--- BEGIN DATA EXCERPT ---

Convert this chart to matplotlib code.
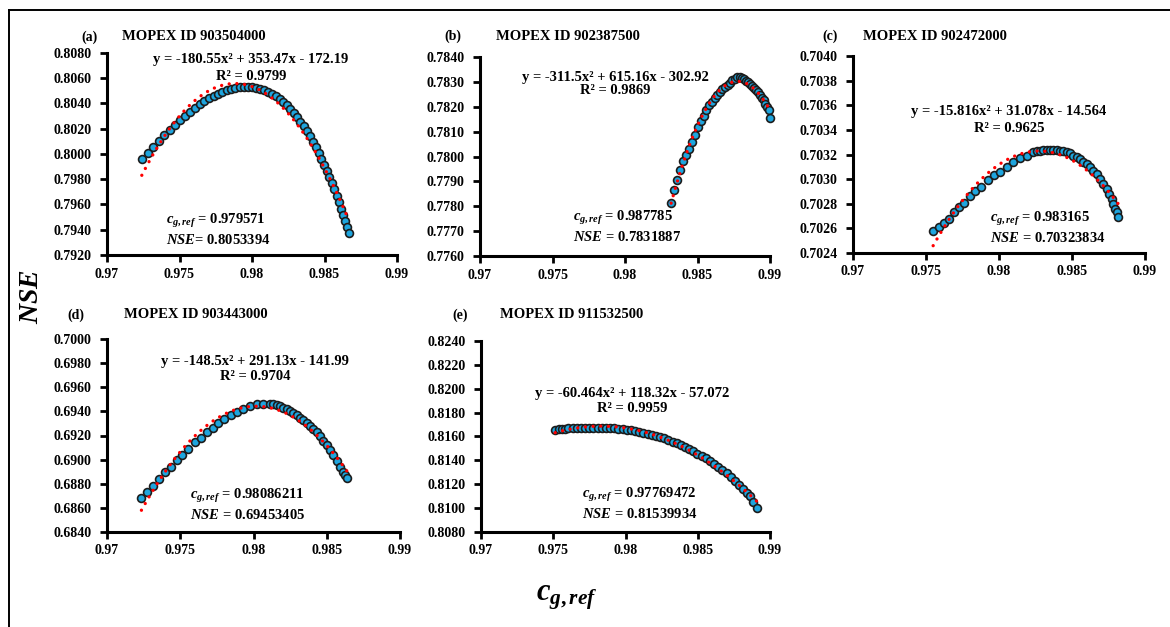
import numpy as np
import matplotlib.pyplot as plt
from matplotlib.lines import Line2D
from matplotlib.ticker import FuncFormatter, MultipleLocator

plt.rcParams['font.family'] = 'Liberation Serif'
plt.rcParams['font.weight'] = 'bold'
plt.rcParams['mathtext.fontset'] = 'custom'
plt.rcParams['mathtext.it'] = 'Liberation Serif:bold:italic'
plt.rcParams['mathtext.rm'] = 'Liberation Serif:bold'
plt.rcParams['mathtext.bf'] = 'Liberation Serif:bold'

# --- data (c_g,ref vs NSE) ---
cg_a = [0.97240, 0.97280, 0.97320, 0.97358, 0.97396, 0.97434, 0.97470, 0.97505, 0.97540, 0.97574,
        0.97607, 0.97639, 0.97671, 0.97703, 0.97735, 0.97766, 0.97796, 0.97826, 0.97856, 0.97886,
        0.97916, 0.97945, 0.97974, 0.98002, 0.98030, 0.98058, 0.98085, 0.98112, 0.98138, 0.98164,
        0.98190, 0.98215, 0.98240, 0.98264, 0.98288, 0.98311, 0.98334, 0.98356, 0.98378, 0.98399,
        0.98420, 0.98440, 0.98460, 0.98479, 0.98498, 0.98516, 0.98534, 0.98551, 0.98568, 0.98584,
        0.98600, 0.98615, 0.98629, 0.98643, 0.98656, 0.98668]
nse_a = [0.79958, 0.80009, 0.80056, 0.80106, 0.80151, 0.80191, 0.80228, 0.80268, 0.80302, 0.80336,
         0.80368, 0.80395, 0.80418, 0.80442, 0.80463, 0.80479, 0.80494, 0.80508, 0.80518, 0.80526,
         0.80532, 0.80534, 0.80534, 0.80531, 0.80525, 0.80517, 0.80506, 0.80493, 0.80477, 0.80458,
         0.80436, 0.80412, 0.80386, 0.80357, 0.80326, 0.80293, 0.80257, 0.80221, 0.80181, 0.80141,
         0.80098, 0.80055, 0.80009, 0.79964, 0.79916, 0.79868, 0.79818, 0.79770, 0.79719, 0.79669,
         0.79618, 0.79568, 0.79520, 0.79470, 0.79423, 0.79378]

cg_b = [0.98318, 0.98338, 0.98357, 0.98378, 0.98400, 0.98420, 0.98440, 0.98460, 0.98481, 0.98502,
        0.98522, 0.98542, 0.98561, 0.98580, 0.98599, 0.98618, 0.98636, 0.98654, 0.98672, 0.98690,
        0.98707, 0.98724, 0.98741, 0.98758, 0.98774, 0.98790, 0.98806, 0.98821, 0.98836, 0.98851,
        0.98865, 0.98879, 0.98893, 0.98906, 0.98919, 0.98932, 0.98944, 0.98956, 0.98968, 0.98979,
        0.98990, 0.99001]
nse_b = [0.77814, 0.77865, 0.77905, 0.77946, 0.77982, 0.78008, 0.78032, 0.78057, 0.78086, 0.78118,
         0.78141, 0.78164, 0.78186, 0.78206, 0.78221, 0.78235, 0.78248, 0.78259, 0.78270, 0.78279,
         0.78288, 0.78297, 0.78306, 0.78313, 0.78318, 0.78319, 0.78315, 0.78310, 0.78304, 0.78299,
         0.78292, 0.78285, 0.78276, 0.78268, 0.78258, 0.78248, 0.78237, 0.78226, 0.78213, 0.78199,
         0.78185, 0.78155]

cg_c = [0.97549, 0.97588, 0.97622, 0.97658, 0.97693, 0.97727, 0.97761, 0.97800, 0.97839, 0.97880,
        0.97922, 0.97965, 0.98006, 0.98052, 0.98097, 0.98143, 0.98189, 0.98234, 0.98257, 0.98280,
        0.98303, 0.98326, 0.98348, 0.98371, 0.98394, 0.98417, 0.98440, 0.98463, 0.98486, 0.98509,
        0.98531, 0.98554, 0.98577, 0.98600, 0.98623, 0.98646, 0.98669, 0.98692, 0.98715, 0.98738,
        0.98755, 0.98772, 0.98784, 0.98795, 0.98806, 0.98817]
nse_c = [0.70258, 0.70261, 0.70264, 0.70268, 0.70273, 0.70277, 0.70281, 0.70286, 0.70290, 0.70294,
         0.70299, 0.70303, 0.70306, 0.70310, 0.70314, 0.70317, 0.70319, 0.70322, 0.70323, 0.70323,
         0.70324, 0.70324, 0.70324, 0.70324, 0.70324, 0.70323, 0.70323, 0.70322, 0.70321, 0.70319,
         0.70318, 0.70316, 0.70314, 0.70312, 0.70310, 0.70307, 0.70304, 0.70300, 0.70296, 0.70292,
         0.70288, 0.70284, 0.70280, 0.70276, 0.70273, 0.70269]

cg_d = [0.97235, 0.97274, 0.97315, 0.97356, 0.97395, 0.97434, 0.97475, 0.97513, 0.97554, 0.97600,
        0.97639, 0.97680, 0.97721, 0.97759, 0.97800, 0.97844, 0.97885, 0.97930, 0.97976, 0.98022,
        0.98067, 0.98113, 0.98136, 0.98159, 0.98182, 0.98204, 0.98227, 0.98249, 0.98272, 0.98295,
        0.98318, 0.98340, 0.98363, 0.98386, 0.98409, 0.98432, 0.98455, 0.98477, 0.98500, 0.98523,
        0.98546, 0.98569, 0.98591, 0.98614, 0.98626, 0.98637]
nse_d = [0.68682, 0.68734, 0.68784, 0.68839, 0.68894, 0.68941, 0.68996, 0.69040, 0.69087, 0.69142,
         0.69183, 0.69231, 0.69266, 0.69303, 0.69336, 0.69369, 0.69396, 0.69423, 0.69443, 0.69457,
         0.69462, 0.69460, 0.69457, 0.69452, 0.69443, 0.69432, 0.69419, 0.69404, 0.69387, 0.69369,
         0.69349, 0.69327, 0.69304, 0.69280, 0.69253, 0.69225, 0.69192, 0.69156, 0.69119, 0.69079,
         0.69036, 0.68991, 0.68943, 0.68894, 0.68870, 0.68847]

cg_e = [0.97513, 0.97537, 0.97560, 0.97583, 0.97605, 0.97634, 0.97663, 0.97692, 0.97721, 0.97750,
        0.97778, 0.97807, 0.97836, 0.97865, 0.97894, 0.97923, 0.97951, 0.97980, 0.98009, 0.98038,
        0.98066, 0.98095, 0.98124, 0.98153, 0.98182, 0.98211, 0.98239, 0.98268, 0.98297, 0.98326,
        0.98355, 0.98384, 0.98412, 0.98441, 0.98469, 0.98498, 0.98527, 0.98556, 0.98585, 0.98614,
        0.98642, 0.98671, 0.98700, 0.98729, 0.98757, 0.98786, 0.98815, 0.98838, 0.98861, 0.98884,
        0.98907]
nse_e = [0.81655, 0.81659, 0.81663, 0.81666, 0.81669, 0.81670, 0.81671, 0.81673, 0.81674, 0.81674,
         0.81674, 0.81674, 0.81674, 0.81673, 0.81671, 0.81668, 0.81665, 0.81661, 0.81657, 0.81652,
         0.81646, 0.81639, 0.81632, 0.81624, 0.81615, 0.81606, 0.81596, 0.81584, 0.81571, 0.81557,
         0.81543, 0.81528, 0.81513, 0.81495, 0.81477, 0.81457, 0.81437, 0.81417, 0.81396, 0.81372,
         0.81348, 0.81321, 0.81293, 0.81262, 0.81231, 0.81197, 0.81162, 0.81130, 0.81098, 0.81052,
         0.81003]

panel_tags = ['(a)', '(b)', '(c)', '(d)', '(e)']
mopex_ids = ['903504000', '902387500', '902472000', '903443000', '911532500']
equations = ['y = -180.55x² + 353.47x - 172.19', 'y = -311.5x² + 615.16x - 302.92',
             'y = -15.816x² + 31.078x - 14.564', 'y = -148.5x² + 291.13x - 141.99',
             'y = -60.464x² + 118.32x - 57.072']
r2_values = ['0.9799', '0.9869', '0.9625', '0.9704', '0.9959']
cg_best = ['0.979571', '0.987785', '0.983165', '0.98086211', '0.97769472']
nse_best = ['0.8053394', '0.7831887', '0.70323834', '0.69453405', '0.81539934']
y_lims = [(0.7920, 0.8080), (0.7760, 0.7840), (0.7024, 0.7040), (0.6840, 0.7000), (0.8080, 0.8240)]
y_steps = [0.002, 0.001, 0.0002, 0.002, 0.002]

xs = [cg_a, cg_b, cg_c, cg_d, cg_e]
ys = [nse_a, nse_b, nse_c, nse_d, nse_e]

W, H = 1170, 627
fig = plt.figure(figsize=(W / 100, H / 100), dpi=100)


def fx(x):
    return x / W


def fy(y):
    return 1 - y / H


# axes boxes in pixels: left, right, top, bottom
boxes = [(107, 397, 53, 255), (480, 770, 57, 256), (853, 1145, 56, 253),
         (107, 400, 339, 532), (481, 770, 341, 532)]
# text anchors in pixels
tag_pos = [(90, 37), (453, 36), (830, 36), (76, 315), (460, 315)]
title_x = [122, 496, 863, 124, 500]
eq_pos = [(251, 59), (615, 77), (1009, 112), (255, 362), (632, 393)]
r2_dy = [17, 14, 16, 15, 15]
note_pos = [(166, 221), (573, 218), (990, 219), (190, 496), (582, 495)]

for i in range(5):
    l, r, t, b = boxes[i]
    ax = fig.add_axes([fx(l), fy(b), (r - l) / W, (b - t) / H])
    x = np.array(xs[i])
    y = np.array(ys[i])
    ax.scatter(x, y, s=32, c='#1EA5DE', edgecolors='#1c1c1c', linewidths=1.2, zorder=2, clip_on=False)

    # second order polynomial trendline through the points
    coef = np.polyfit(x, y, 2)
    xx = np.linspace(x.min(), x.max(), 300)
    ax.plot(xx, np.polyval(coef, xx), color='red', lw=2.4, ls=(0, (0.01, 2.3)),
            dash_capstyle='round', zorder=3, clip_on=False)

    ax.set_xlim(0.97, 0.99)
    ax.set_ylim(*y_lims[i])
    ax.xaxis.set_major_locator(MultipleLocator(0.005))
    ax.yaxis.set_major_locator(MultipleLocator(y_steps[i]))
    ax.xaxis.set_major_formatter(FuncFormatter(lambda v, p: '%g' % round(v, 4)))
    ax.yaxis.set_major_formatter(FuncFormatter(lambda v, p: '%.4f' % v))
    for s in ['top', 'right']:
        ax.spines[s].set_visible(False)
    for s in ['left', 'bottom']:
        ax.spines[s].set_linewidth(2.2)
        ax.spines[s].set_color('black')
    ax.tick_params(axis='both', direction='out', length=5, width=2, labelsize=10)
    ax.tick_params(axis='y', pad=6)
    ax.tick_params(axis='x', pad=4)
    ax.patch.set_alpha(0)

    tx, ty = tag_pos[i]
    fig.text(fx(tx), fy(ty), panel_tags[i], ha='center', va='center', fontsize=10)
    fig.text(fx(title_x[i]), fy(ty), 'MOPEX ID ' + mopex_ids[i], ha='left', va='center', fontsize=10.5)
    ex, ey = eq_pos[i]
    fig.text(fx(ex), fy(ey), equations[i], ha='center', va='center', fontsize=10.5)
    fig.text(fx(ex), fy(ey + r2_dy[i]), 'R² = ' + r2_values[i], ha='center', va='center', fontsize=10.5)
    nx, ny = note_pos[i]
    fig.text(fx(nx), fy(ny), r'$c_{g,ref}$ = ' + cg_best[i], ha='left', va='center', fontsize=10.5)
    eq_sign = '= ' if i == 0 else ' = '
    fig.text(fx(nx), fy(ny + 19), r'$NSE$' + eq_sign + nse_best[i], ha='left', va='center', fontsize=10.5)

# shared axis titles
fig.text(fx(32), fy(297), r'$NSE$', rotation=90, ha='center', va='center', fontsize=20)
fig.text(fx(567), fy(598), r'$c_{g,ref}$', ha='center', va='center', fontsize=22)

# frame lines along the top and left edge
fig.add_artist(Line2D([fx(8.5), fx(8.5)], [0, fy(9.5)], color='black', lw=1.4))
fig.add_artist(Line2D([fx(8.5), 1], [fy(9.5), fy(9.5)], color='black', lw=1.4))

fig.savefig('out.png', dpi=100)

--- END DATA EXCERPT ---

**TASK STATEMENT:** Restate each line from the start of the listing through the line bearing "0.79618, 0.79568, 0.79520, 0.79470, 0.79423, 0.79378]" word for word. Drop the pictures.

**RIGHT ANSWER:**
Convert this chart to matplotlib code.
import numpy as np
import matplotlib.pyplot as plt
from matplotlib.lines import Line2D
from matplotlib.ticker import FuncFormatter, MultipleLocator

plt.rcParams['font.family'] = 'Liberation Serif'
plt.rcParams['font.weight'] = 'bold'
plt.rcParams['mathtext.fontset'] = 'custom'
plt.rcParams['mathtext.it'] = 'Liberation Serif:bold:italic'
plt.rcParams['mathtext.rm'] = 'Liberation Serif:bold'
plt.rcParams['mathtext.bf'] = 'Liberation Serif:bold'

# --- data (c_g,ref vs NSE) ---
cg_a = [0.97240, 0.97280, 0.97320, 0.97358, 0.97396, 0.97434, 0.97470, 0.97505, 0.97540, 0.97574,
        0.97607, 0.97639, 0.97671, 0.97703, 0.97735, 0.97766, 0.97796, 0.97826, 0.97856, 0.97886,
        0.97916, 0.97945, 0.97974, 0.98002, 0.98030, 0.98058, 0.98085, 0.98112, 0.98138, 0.98164,
        0.98190, 0.98215, 0.98240, 0.98264, 0.98288, 0.98311, 0.98334, 0.98356, 0.98378, 0.98399,
        0.98420, 0.98440, 0.98460, 0.98479, 0.98498, 0.98516, 0.98534, 0.98551, 0.98568, 0.98584,
        0.98600, 0.98615, 0.98629, 0.98643, 0.98656, 0.98668]
nse_a = [0.79958, 0.80009, 0.80056, 0.80106, 0.80151, 0.80191, 0.80228, 0.80268, 0.80302, 0.80336,
         0.80368, 0.80395, 0.80418, 0.80442, 0.80463, 0.80479, 0.80494, 0.80508, 0.80518, 0.80526,
         0.80532, 0.80534, 0.80534, 0.80531, 0.80525, 0.80517, 0.80506, 0.80493, 0.80477, 0.80458,
         0.80436, 0.80412, 0.80386, 0.80357, 0.80326, 0.80293, 0.80257, 0.80221, 0.80181, 0.80141,
         0.80098, 0.80055, 0.80009, 0.79964, 0.79916, 0.79868, 0.79818, 0.79770, 0.79719, 0.79669,
         0.79618, 0.79568, 0.79520, 0.79470, 0.79423, 0.79378]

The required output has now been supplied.